In all fairness, to declare Aquarium a phenomenal record would land somewhere between revisionist history and a boldfaced lie. Two attempts to slow down Aquarium, including a dud of a piano ballad (“Be a Man”) and a strange Europop ballad that lacked the “Turn Back Time” nuance (“Good Morning Sunshine”), are ugly brick walls within the album’s framework. (“Good Morning Sunshine” is a real shame, given that it might have worked as a dance track, had the band committed to the idea.) Then there’s the matter of “Heat of the Night,” a gentrified nod to the late ‘90s Latin pop explosion: It’s so bad that I must assume it’s meant to be a failed parody of Latin pop based on only the most superficial understanding of the genre. (Ironically, Aqua would master both ballads and Latin pop influences on their follow-up, Aquarius. I’m telling you all, that record deserves so much more than it ever received. Fantastic stuff buried in that record.)

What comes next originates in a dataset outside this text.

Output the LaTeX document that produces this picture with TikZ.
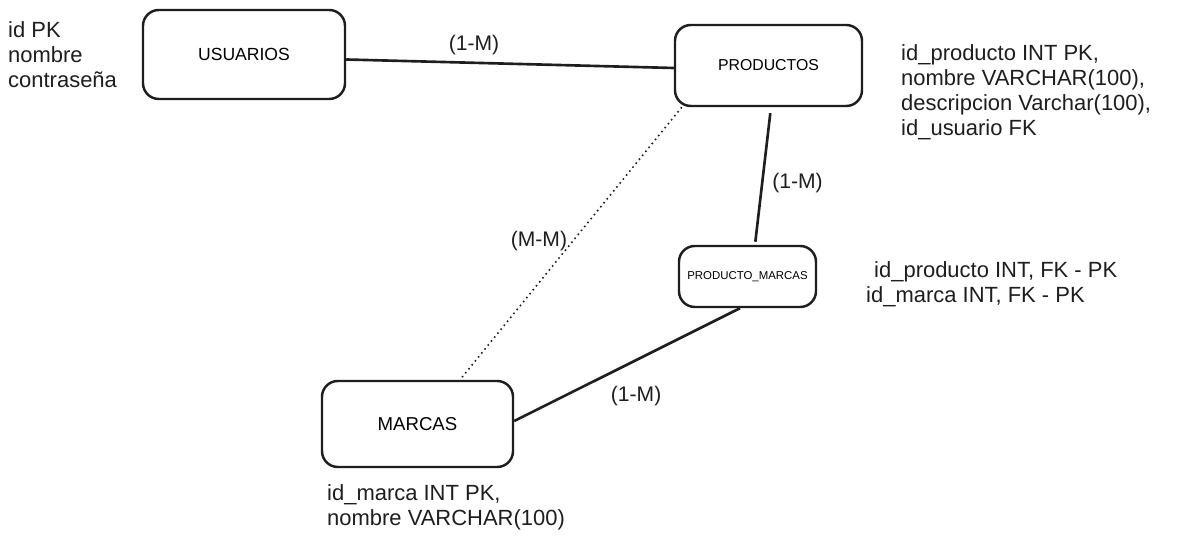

Despite its unforgivable shortcomings, though, Aquarium is nothing if not an informed, mostly competent pop record. Nystrøm’s vocal delivery can be attributed to the band’s best moments, but in most contexts, the album also spins Dif’s wonky baritone sing-rapping into something musical-adjacent. The two commit to each schtick on the album as they bounce lines off each other, exhibiting genuine musical (and for a few years, romantic) chemistry amid the comic relief their music often provided. And in that way, the impact of Aquarium may have been lost in the latest wave of poptimism: As it gained respect in cultural standing, pop music lost the ability to be just pop music. Its escapism is no longer accepted at face value, as we must also use the music as a vehicle to untangle and understand artists' heavy emotional baggage. Perhaps that’s for the best, but it will never negate the downright fantastic feeling that stems from a revisit to an album like Aquarium.

Aquarium was released regionally on March 26, 1997, under Universal Music, and in the United States on Sept. 9, 1997, under MCA Records.